Валентин Распутин (Румянцев) - страница 305

Добавлю к этому собственное впечатление о посёлке, сохранившем название родной деревни писателя. Именно в тот год, о котором идёт речь в диалоге, мы приехали в Аталанку на день втроём: Распутин, я и журналист иркутской газеты. На улице к знаменитому земляку подходили люди — мужчины всё какие-то потерянные, помятые, иные с явными признаками известной слабости, женщины озабоченные, словно бы вдруг вспомнившие, что они способны и улыбаться. Школа-восьмилетка, лишившаяся из-за пожара собственного здания, ютилась в заброшенном детском саду. Мы вошли. Ребята в тот холодный весенний день сидели за старыми домашними столами в верхней одежде, от щелястого пола сквозило. Комнаты с тонкими перегородками и наспех навешенными дверями полнились голосами из соседних «классов». Детей в школе не кормили: власти не имели на это денег… Со сжавшимся сердцем вспомнил я свою маленькую деревню военного сорок второго года, детсад, который был открыт колхозом для нас, голодающих малышей, чистую и тёплую, с домашними печами, начальную школу, куда мы заглядывали иногда к своим старшим братьям или сёстрам. Какие же враги принесли на обогревавшую нас прежде землю такое разорение?

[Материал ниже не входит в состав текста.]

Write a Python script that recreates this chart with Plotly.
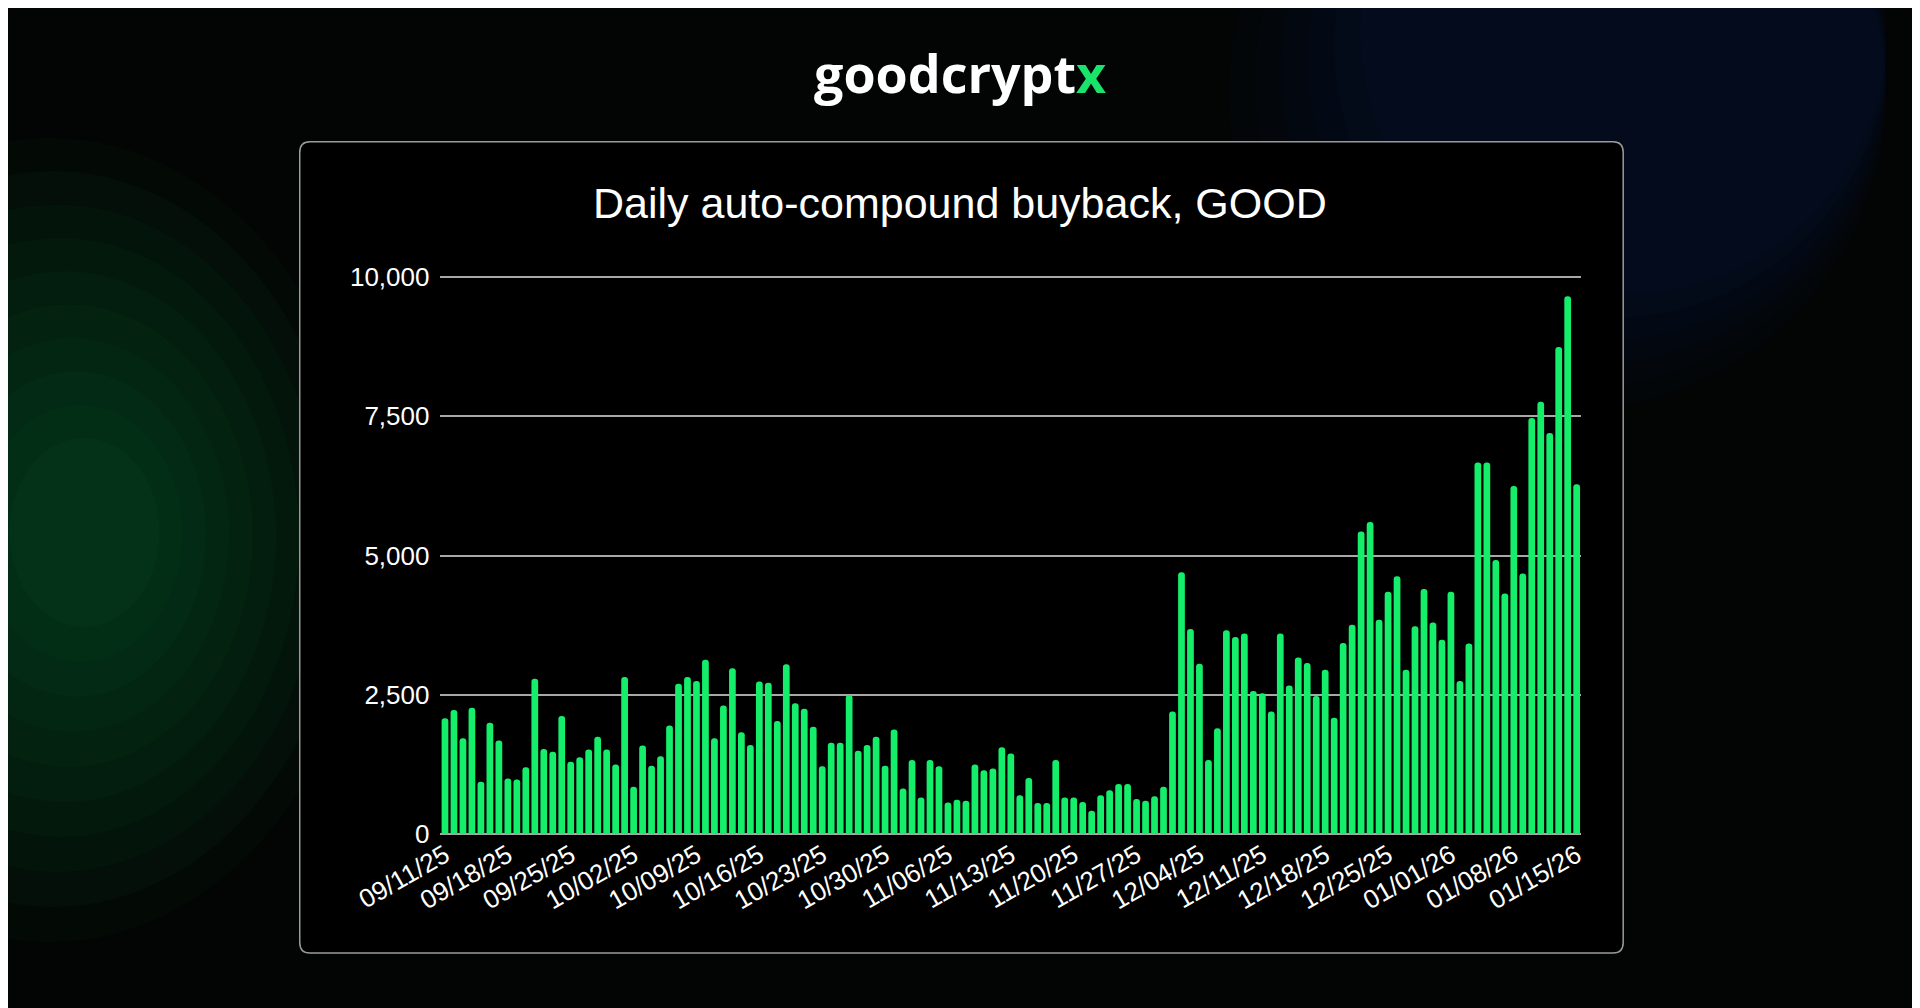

Но вернёмся к диалогу. То, что сказал журналисту Валентин Григорьевич после рассказа о своём разорённом родном уголке, стало для меня и ожидаемым, и неожиданным размышлением:

«Мы не знаем, что происходит с народом, сейчас это самая неизвестная величина. Албанский народ или иракский народ нам понятнее, чем свой. То мы заклинательно окликаем его с надеждой: народ, народ… народ не позволит, народ не стерпит… То набрасываемся с упрёками, ибо и позволяет, и терпит, и договариваемся до того, что народа уже и не существует, выродился, спился, превратился в безвольное, ни на что не способное существо.

Вот это сейчас опаснее всего — клеймить народ, унижать его сыновним проклятием, требовать от него нереального образа, который мы себе нарисовали. Его и без того беспрерывно шельмуют и оскорбляют в течение десяти лет из всех демократических рупоров. Думаете, с него всё как с гуся вода? Нет, никакое поношение даром не проходит. Откуда же взяться в нём воодушевлению, воле, сплочённости, если только и знают, что обирают его и физически, и морально.

Достоевским замечено: „Не люби ты меня, а полюби ты моё“, — вот что вам скажет народ, если захочет удостовериться в искренности вашей любви к нему. Вот эта жизнь в „своём“, эта невидимая крепость, эта духовная и нравственная „утварь“ национального бытия и есть мерило народа.

Так что осторожнее с обвинениями народу — они могут звучать не по адресу.